Set problem -
Take the lines from the head of the listing through the one bearing "plt.rcParams['mathtext.it'] = 'Liberation" and copy them exactly, leaving every picture out.

Supplied material -
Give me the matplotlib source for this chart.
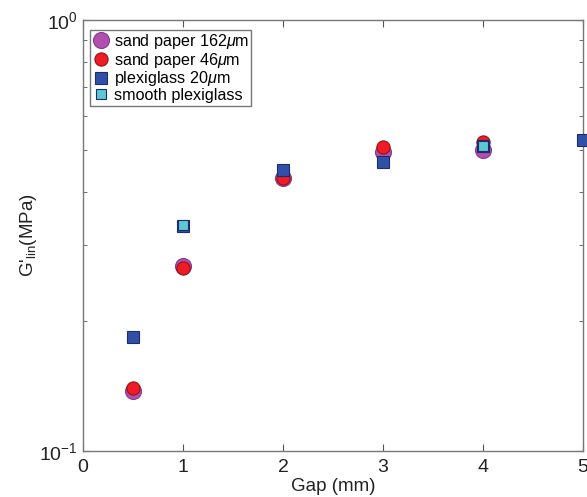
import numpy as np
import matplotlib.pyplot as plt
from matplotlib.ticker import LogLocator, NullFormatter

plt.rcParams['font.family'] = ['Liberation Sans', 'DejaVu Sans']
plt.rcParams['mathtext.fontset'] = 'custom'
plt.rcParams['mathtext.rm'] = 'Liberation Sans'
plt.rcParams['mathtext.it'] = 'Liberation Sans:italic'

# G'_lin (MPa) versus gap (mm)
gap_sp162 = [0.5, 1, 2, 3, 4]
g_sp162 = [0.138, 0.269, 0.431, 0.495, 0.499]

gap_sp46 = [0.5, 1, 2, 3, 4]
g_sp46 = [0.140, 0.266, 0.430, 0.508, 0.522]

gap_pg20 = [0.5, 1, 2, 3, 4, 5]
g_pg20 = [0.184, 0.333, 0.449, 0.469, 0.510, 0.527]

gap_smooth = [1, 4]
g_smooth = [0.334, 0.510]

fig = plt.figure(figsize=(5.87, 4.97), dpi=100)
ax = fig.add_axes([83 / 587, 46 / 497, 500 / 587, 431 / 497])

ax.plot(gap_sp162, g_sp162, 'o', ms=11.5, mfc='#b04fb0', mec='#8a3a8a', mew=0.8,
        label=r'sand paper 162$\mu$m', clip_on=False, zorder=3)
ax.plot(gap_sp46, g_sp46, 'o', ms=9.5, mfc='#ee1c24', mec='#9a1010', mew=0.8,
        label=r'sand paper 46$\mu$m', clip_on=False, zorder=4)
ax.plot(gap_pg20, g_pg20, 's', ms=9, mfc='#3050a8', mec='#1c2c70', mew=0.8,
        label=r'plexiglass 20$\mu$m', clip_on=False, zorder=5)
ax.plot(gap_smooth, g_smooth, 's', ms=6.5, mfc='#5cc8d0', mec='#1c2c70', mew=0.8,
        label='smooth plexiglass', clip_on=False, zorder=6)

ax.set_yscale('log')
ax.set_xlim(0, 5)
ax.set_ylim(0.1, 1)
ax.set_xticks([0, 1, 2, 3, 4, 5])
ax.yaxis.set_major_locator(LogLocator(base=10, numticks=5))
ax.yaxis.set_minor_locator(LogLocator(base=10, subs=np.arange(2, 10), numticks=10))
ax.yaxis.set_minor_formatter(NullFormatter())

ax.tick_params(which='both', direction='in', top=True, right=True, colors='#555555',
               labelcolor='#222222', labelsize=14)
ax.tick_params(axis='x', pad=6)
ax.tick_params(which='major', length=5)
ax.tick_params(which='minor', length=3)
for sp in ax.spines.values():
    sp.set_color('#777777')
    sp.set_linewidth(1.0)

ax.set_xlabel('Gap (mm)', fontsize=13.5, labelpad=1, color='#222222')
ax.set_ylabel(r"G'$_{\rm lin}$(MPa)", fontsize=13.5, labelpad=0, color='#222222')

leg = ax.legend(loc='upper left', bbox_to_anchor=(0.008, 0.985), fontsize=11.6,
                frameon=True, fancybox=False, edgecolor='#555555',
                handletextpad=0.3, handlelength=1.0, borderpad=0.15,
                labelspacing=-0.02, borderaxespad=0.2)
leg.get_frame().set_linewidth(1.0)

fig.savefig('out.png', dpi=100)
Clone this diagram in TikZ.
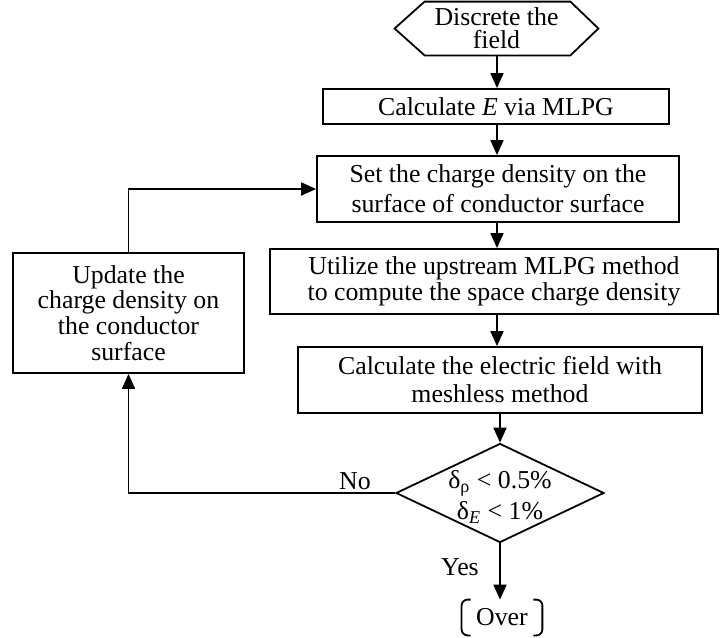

Output of the exercise -
Give me the matplotlib source for this chart.
import numpy as np
import matplotlib.pyplot as plt
from matplotlib.ticker import LogLocator, NullFormatter

plt.rcParams['font.family'] = ['Liberation Sans', 'DejaVu Sans']
plt.rcParams['mathtext.fontset'] = 'custom'
plt.rcParams['mathtext.rm'] = 'Liberation Sans'
plt.rcParams['mathtext.it'] = 'Liberation Sans:italic'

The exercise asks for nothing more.